The Player, adapted from a novel, is perhaps the most notorious film about films, especially with its huge roster of big stars playing themselves in small cameos, filled with snipes at Hollywood (Altman had never been a particular fan of the system, and Hollywood felt likewise) as well as sly in-jokes, such as the 15-minute opening scene, which is all done in a single continuous take, in homage to Orson Welles’ A Touch of Evil, which it mentions specifically in the scene. The film is about what a man will do when in a dark and desperate situation, and the ramifications of the actions, more than Hollywood itself, but there are plenty of inside details and jokes that let you feel that what you are seeing is a documentary rather than fiction.

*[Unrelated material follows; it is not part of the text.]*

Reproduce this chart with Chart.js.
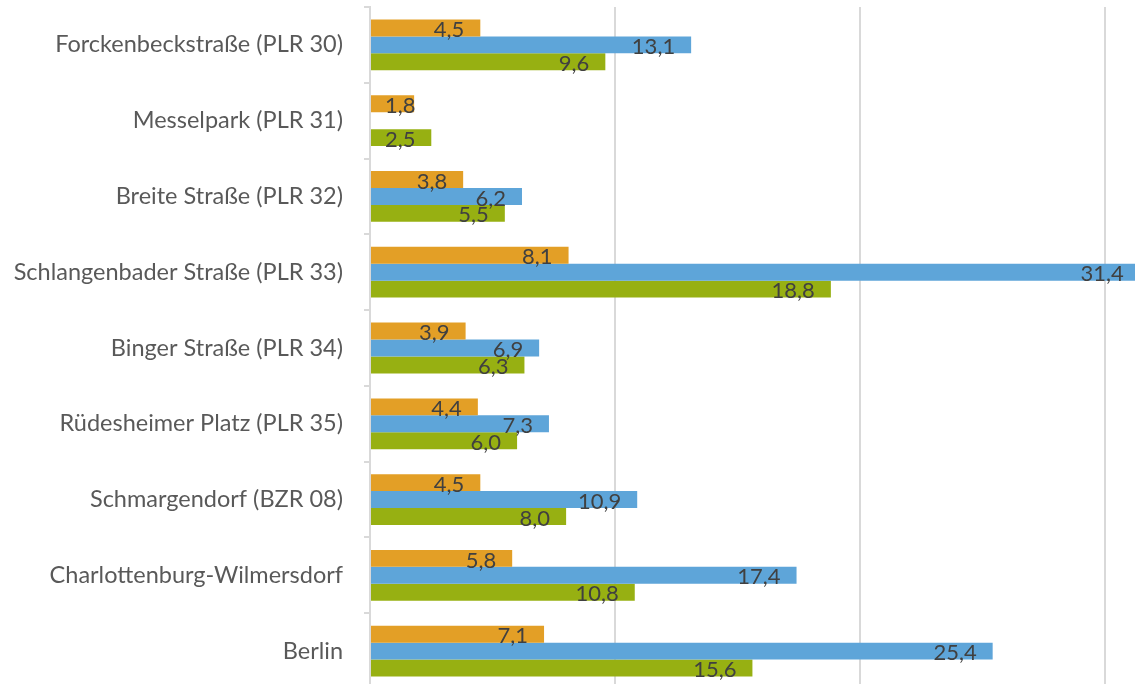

Other films use film-making as a background for drama. Shadow of the Vampire is a fictional account of the making of F.W. Murnau’s Nosferatu, with the intriguing idea that the method actor playing the lead actually became a vampire for the film. However, it is a look at the obsession of an artist in getting his film made. Ed Wood examines the world of the most notorious worst director, but is about people with dreams, and how we shouldn’t dismiss the dreamers. Barton Fink is the film about a writer with writer’s block, a film the Coen brothers notoriously wrote while suffering writer’s block on Millers Crossing. Although it mocks the Hollywood of the late 1940s, it a portrait of despair and alienation, and is both funny and scary at the same time.
Films about film-making are a source for comedy. Singin’ in the Rain is a wonderfully entertaining musical (and how many times can that be applied to films?) that homages and pastiches old Hollywood musicals and the beginning of talkies. Get Shorty parodies the world of Hollywood and the B-movie directors, by comparing them to the mob, with John Travolta’s Chilli Palmer making his way into the film world using his gangster methods. Jay & Silent Bob Strike Back is full of in-jokes and digs at the modern world of film, from digs at the studio that produces the film, to the hilarity of Ben Affleck and Matt Damon sending themselves up in a fake sequel to Good Will Hunting, called ‘Hunting Season’ (‘Lion Face Lemon Face’ still makes me laugh hysterically). All of this isn’t surprising considering it was made by Kevin Smith, a big film-geek with a love of movies, who constantly references other films in his own. Hollywood may be an easy target, but if the jokes are this good, it doesn’t really matter.
The films about film-making idea has now entered the television world, as Entourage continues to bring us cameos, film references and in-jokes to the masses, so one has to wonder how much more exploring of the notion can be done at the cinematic level. However, if it continues to produce enjoyable films around the conceit, I’m sure that that this small genre will not fade away.